Links for a lovely Saturday

September 04, 2021

We've had blazing heat for the past few weeks, followed by torrential rains, some of them the residue of Hurricane Ida; friends of ours to the South, esp in Louisiana, and to the North, esp in PA/NJ/NY, have had it worse.  But the past few days have been lovely: not too hot, beautiful clear skies, all the vegetation much more vivid from gorging itself on the rain.  

Today I and I suspect other colleagues here at UVA are so to speak "processing" our first couple weeks of teaching (or at least, I am).  I find that it takes me a few weeks to learn the rhythm of my teaching week--what days are heavy with teaching, what days are heavy with preparation, which days are suitable for scheduling meetings and which are not.  It always surprises me, because I pretty often teach new classes.  This fall I am teaching one entirely new class, and the other main class I'm teaching is so substantially revised that it feels like a new class, and it still requires me to reconsider everything, and revise my teaching material rather substantially.  It's all good work, very good work--and I learn so, so much: I never learn more than through teaching it, it's one of those clichés that is, in my experience, completely true.  

I hope this semester to try to use this blog as a kind of "diary," to capture some of my experiences as the semester goes along.  For me, semesters are always like a ride in a rollercoaster in a straitjacket in the dark: you feel completely constrained and yet also hurled crazily around a very fast track, often without any warning of what twists and turns are coming up.  So I don't know if I can keep it faithfully; but, at least on this somewhat calmer Saturday afternoon, I'm going to try.

 

Anyway, here's some good stuff I've read recently:

Mary Wroth, autofiction writer of the seventeenth century, wrote of her love affair with William Herbert, 3rd Earl of Pembroke; his statue is the one in front of the main entrance to the Bodleian  Library, in Oxford.  Her legacy is her amazing novel, Urania.

 

Bill Frisell interview!  A master jazz guitarist—I love his versions of “Shenandoah” and “A Change is Gonna Come”, among others—and here he admits that Burt Bacharach is pretty great, and that he loves his music.  Yes.

 

Good piece on the dangers of the public humanities, and the perils of becoming a “promotional intellectual.” Also, this seems right to me:

“I also think there are people on the faculty who adopt an all-too engagé rhetoric as well — that is, if you’re not performing work explicitly invested in some kind of social-justice mission, then you are advancing the cause of settler-colonialism.
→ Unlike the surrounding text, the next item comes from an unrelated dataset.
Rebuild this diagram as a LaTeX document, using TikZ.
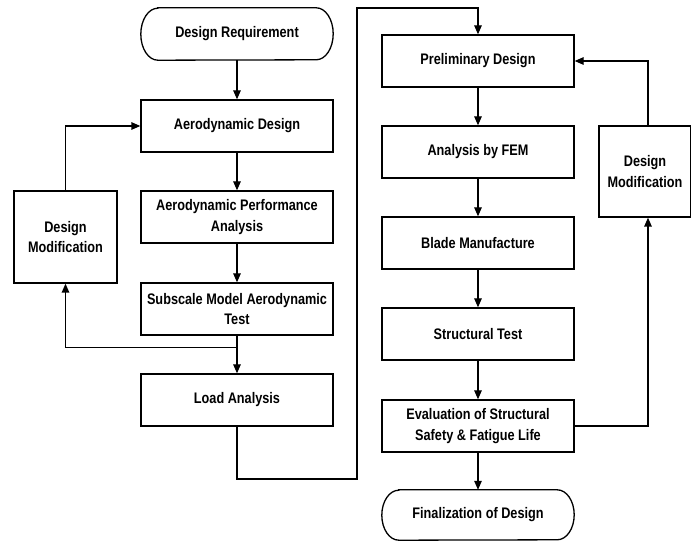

Here I have in mind my friends in American studies especially — anyone who is not doing work that is directly connected to present-day American minority studies is a settler-colonialist, and American studies people are quite willing to burn all that down in the heat of their zeal. They are, ironically, the biggest Puritan settlers on campus, and I sometimes fear they are unwittingly contributing to a narrowing of humanistic learning.“

 

 

A good appreciation of William Maxwell as a novelist.  It argues he is “a fictional historian — as opposed to a writer of historical fiction“.  This is good, but I’d eventually like to also read an appreciation of him as an editor. 

 

Ironic: An article about a replication problem in an article about dishonesty that seems to be the responsibility of Dan Ariely, an important so called behavioral economist.  This piece connected these problems up to larger patterns in the field, And in the marketing Of so called social scientific knowledge. Worth reading.

 

A sobering account of the past twenty years of US decline, by Bill Galston.

 

And again: We need more pieces like this by the WaPo's Carlos Lozada : Searing, no-punches-pulled accounts of the past twenty years of American foreign policy. You don't have to agree with what these pieces will say, but every American should read them.

 

Be well everyone.  Read good things, watch good things, take walks, talk to people, friends and others, stay safe, stay sane.